**Your objective**
Transcribe all of the material exactly. Any picture in it should be left out.

**Source material**
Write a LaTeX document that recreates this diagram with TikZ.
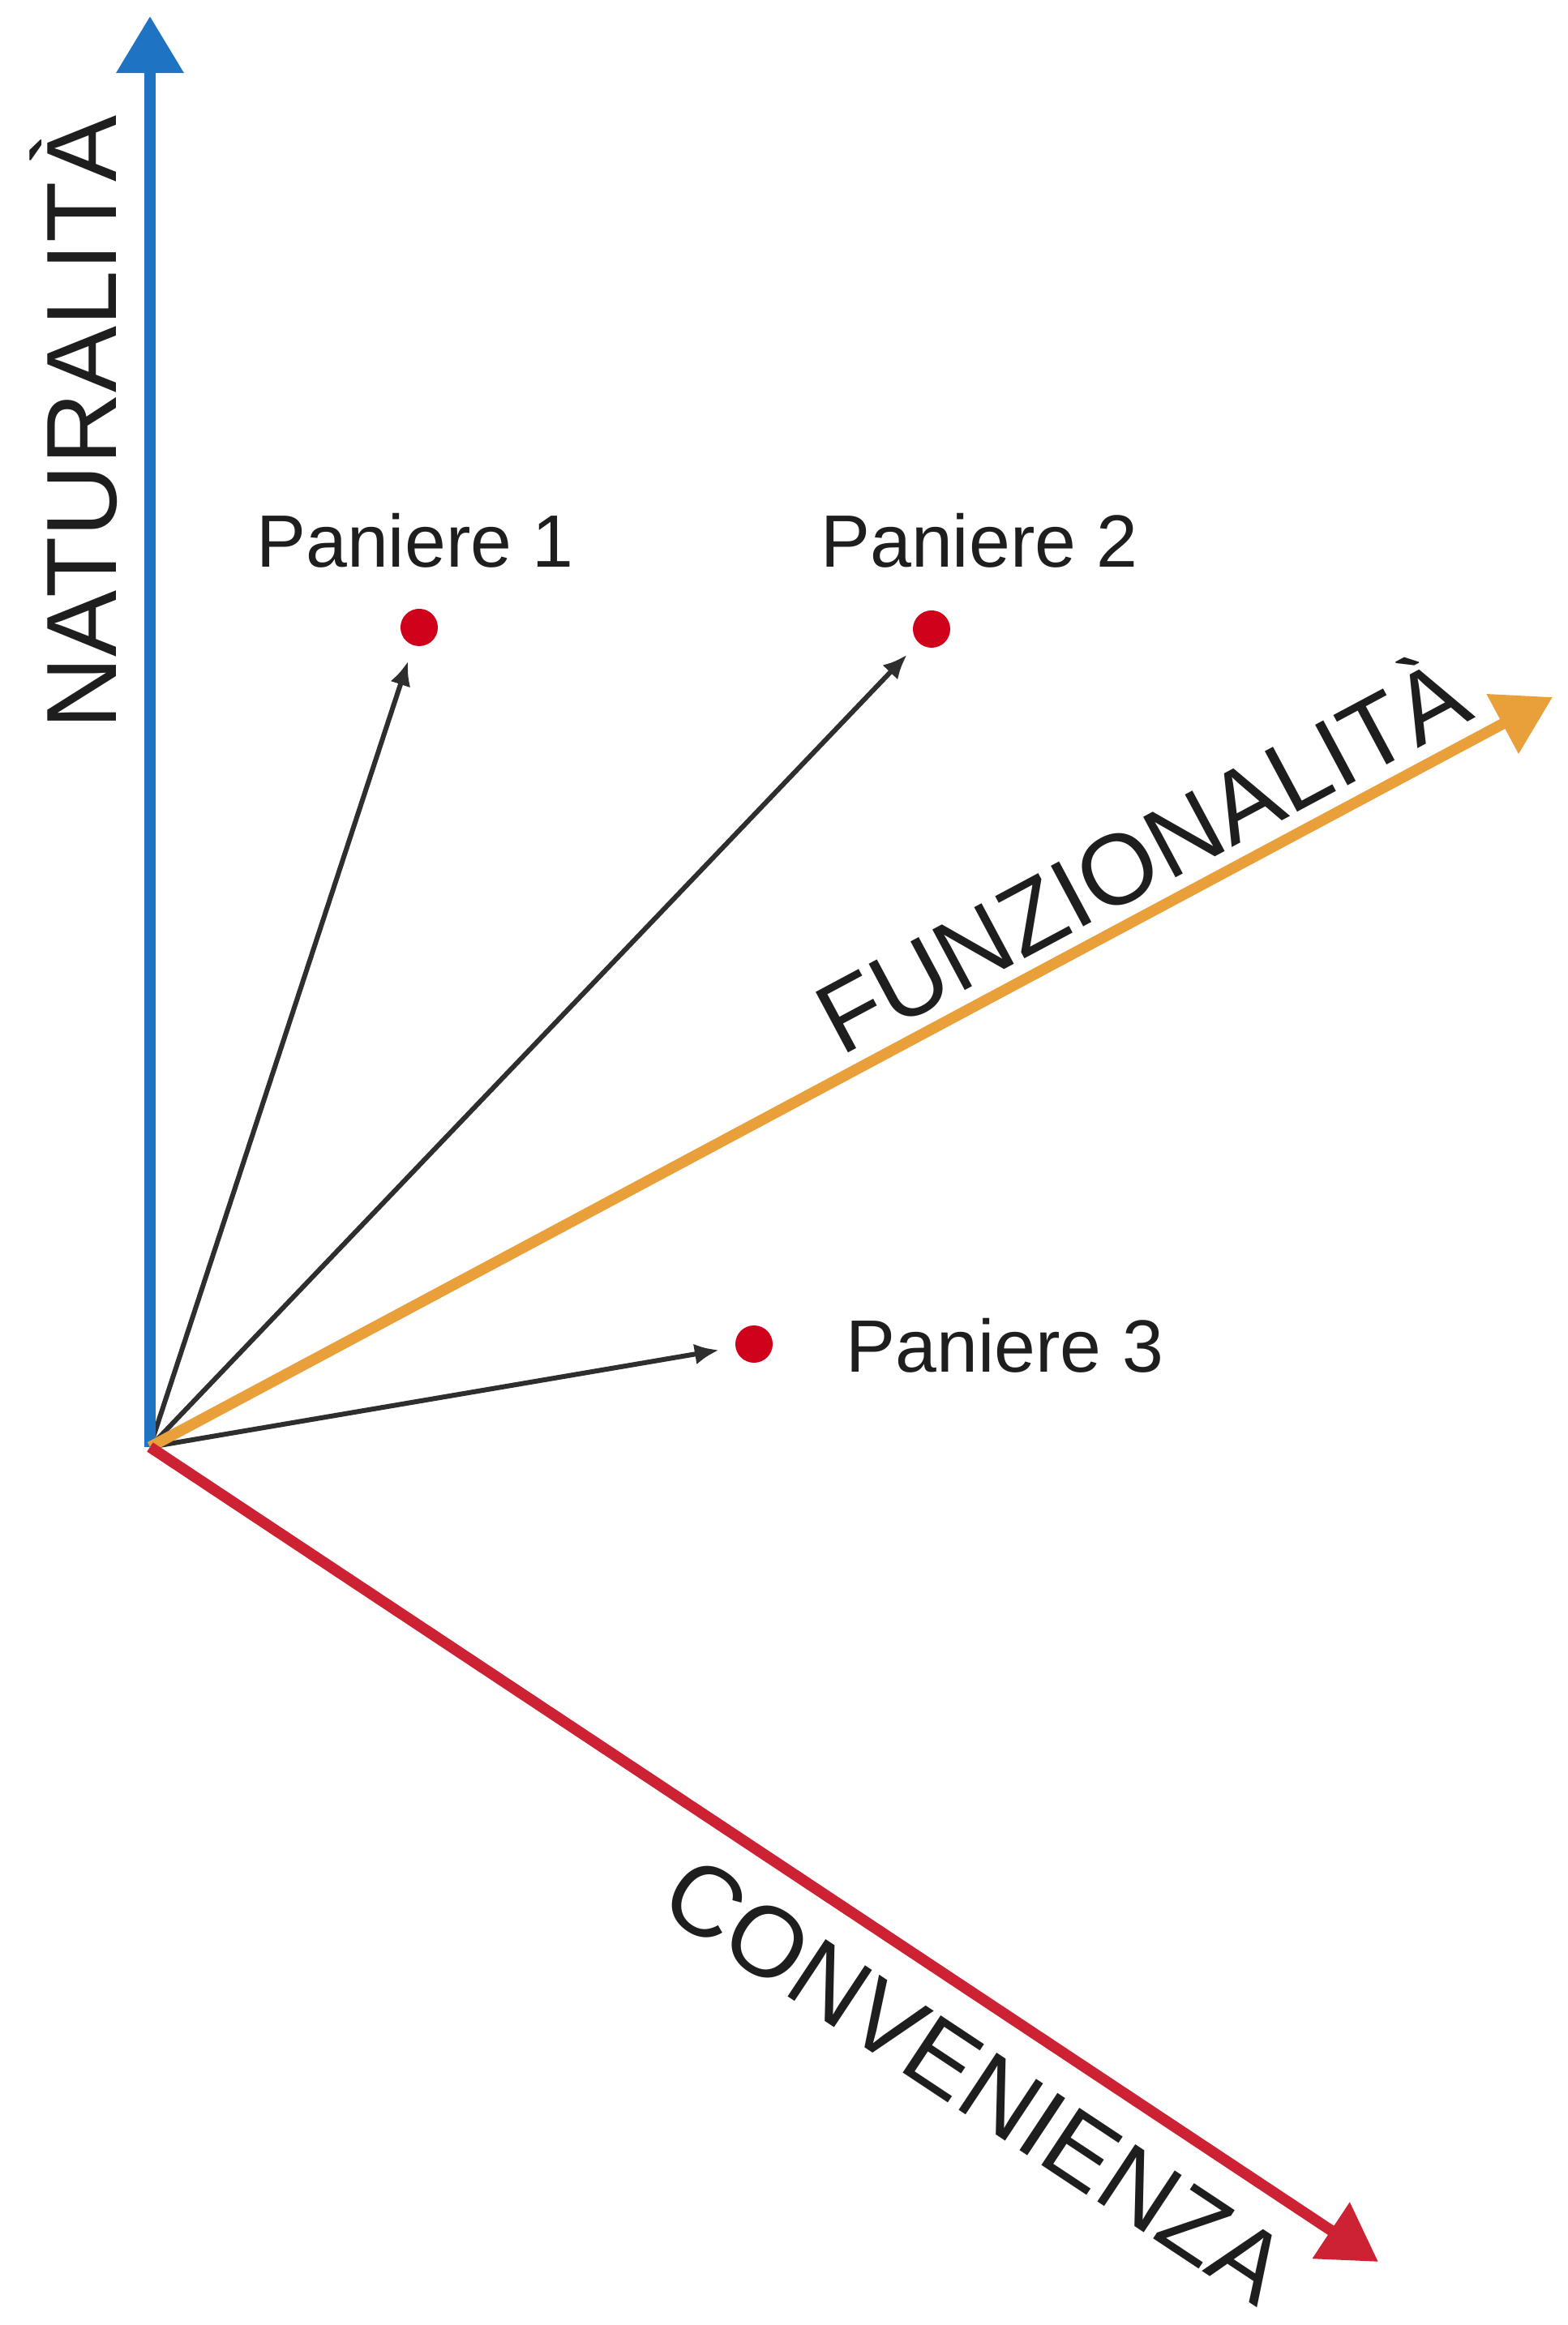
\documentclass[tikz,border=0pt]{standalone}
\usepackage{fontspec}
\setmainfont{Liberation Sans}
\usetikzlibrary{arrows.meta}
\definecolor{axblue}{HTML}{1E73C2}
\definecolor{axorange}{HTML}{E9A03A}
\definecolor{axred}{HTML}{CC2233}
\definecolor{dotred}{HTML}{D0021B}
\definecolor{txt}{HTML}{1E1E1E}
\begin{document}
\begin{tikzpicture}[x=0.01cm,y=0.01cm,
  axis/.style={line width=0.135cm, -{Triangle[length=0.7cm,width=0.8cm]}},
  vec/.style={line width=0.06cm, draw=black!82, -{Latex[length=0.3cm,width=0.26cm]}, shorten >=0.2cm},
  pdot/.style={circle, fill=dotred, inner sep=0pt, minimum size=0.46cm},
  axlabel/.style={font=\fontsize{35}{40}\selectfont, text=txt, inner sep=0pt},
  plabel/.style={font=\fontsize{26}{30}\selectfont, text=txt, inner sep=0pt}]
\useasboundingbox (0,0) rectangle (1934,2868);
\coordinate (O) at (185,1083);
\coordinate (N) at (185,2848);
\coordinate (F) at (1915,2008);
\coordinate (C) at (1700,78);
\node[pdot] (d1) at (517,2094) {};
\node[pdot] (d2) at (1149,2092) {};
\node[pdot] (d3) at (930,1210) {};
\draw[vec] (O) -- (d1);
\draw[vec] (O) -- (d2);
\draw[vec] (O) -- (d3);
\draw[axis, axblue] (O) -- (N);
\draw[axis, axorange] (O) -- (F);
\draw[axis, axred] (O) -- (C);
\node[axlabel, rotate=90, anchor=base] (nl) at (143,2347) {NATURALITÀ};
\node[axlabel, rotate=28.13, anchor=base] (fl) at (1429,1774) {FUNZIONALITÀ};
\node[axlabel, rotate=-33.55, anchor=base] (cl) at (1180,267) {CONVENIENZA};
\node[plabel, anchor=base] (p1) at (512,2168) {Paniere 1};
\node[plabel, anchor=base] (p2) at (1208,2168) {Paniere 2};
\node[plabel, anchor=base west] (p3) at (1043,1175) {Paniere 3};
\end{tikzpicture}
\end{document}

**Complete answer**
Write a LaTeX document that recreates this diagram with TikZ.
\documentclass[tikz,border=0pt]{standalone}
\usepackage{fontspec}
\setmainfont{Liberation Sans}
\usetikzlibrary{arrows.meta}
\definecolor{axblue}{HTML}{1E73C2}
\definecolor{axorange}{HTML}{E9A03A}
\definecolor{axred}{HTML}{CC2233}
\definecolor{dotred}{HTML}{D0021B}
\definecolor{txt}{HTML}{1E1E1E}
\begin{document}
\begin{tikzpicture}[x=0.01cm,y=0.01cm,
  axis/.style={line width=0.135cm, -{Triangle[length=0.7cm,width=0.8cm]}},
  vec/.style={line width=0.06cm, draw=black!82, -{Latex[length=0.3cm,width=0.26cm]}, shorten >=0.2cm},
  pdot/.style={circle, fill=dotred, inner sep=0pt, minimum size=0.46cm},
  axlabel/.style={font=\fontsize{35}{40}\selectfont, text=txt, inner sep=0pt},
  plabel/.style={font=\fontsize{26}{30}\selectfont, text=txt, inner sep=0pt}]
\useasboundingbox (0,0) rectangle (1934,2868);
\coordinate (O) at (185,1083);
\coordinate (N) at (185,2848);
\coordinate (F) at (1915,2008);
\coordinate (C) at (1700,78);
\node[pdot] (d1) at (517,2094) {};
\node[pdot] (d2) at (1149,2092) {};
\node[pdot] (d3) at (930,1210) {};
\draw[vec] (O) -- (d1);
\draw[vec] (O) -- (d2);
\draw[vec] (O) -- (d3);
\draw[axis, axblue] (O) -- (N);
\draw[axis, axorange] (O) -- (F);
\draw[axis, axred] (O) -- (C);
\node[axlabel, rotate=90, anchor=base] (nl) at (143,2347) {NATURALITÀ};
\node[axlabel, rotate=28.13, anchor=base] (fl) at (1429,1774) {FUNZIONALITÀ};
\node[axlabel, rotate=-33.55, anchor=base] (cl) at (1180,267) {CONVENIENZA};
\node[plabel, anchor=base] (p1) at (512,2168) {Paniere 1};
\node[plabel, anchor=base] (p2) at (1208,2168) {Paniere 2};
\node[plabel, anchor=base west] (p3) at (1043,1175) {Paniere 3};
\end{tikzpicture}
\end{document}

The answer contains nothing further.